____ SUPPLIED DATA

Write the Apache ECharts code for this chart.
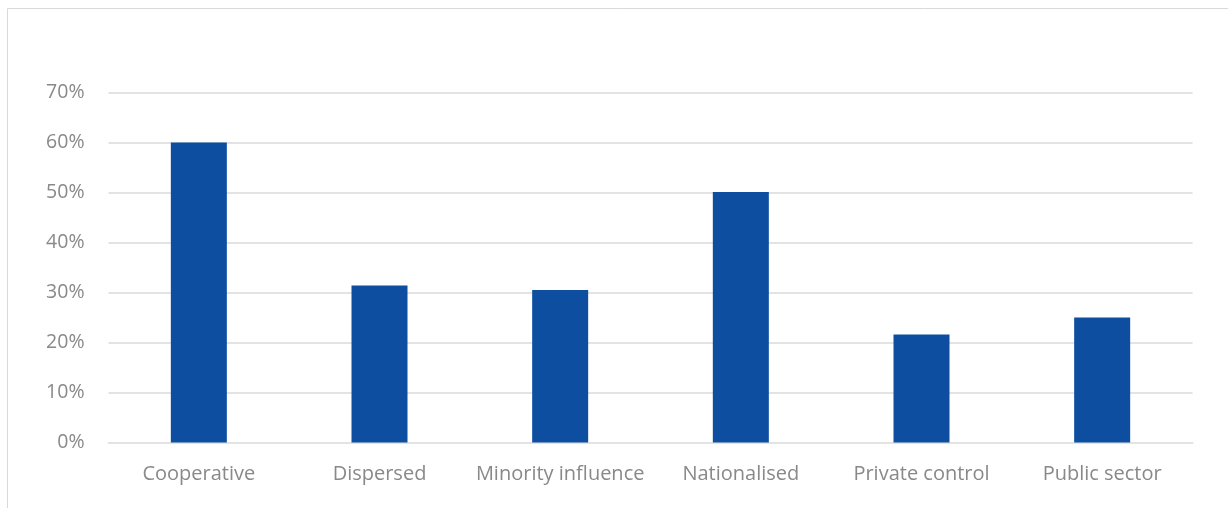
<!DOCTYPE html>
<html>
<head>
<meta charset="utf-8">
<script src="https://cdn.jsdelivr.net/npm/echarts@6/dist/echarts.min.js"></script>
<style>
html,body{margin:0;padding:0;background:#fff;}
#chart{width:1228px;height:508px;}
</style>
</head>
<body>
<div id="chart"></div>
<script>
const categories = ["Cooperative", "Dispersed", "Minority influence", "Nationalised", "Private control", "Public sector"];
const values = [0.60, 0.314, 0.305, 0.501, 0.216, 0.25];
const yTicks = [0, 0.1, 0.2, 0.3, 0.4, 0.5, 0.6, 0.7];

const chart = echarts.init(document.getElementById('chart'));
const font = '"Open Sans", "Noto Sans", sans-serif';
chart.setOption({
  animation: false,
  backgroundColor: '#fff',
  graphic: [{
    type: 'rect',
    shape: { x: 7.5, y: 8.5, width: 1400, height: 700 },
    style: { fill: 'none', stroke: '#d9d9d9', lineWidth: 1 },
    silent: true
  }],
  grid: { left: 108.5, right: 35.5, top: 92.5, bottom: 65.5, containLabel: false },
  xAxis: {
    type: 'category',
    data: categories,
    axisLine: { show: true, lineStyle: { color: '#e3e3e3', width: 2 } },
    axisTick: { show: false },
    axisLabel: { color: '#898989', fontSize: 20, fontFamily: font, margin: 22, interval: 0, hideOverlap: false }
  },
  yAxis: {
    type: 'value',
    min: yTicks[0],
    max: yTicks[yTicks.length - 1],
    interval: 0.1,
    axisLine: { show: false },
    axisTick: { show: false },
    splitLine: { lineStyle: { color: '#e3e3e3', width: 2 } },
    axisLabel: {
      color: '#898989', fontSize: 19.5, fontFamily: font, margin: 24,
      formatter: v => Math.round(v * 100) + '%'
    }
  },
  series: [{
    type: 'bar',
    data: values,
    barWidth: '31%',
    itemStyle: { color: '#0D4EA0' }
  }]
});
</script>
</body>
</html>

________

» GOAL
Copy each line in full and exactly, omitting any picture.

» EXPECTED ANSWER
Write the Apache ECharts code for this chart.
<!DOCTYPE html>
<html>
<head>
<meta charset="utf-8">
<script src="https://cdn.jsdelivr.net/npm/echarts@6/dist/echarts.min.js"></script>
<style>
html,body{margin:0;padding:0;background:#fff;}
#chart{width:1228px;height:508px;}
</style>
</head>
<body>
<div id="chart"></div>
<script>
const categories = ["Cooperative", "Dispersed", "Minority influence", "Nationalised", "Private control", "Public sector"];
const values = [0.60, 0.314, 0.305, 0.501, 0.216, 0.25];
const yTicks = [0, 0.1, 0.2, 0.3, 0.4, 0.5, 0.6, 0.7];

const chart = echarts.init(document.getElementById('chart'));
const font = '"Open Sans", "Noto Sans", sans-serif';
chart.setOption({
  animation: false,
  backgroundColor: '#fff',
  graphic: [{
    type: 'rect',
    shape: { x: 7.5, y: 8.5, width: 1400, height: 700 },
    style: { fill: 'none', stroke: '#d9d9d9', lineWidth: 1 },
    silent: true
  }],
  grid: { left: 108.5, right: 35.5, top: 92.5, bottom: 65.5, containLabel: false },
  xAxis: {
    type: 'category',
    data: categories,
    axisLine: { show: true, lineStyle: { color: '#e3e3e3', width: 2 } },
    axisTick: { show: false },
    axisLabel: { color: '#898989', fontSize: 20, fontFamily: font, margin: 22, interval: 0, hideOverlap: false }
  },
  yAxis: {
    type: 'value',
    min: yTicks[0],
    max: yTicks[yTicks.length - 1],
    interval: 0.1,
    axisLine: { show: false },
    axisTick: { show: false },
    splitLine: { lineStyle: { color: '#e3e3e3', width: 2 } },
    axisLabel: {
      color: '#898989', fontSize: 19.5, fontFamily: font, margin: 24,
      formatter: v => Math.round(v * 100) + '%'
    }
  },
  series: [{
    type: 'bar',
    data: values,
    barWidth: '31%',
    itemStyle: { color: '#0D4EA0' }
  }]
});
</script>
</body>
</html>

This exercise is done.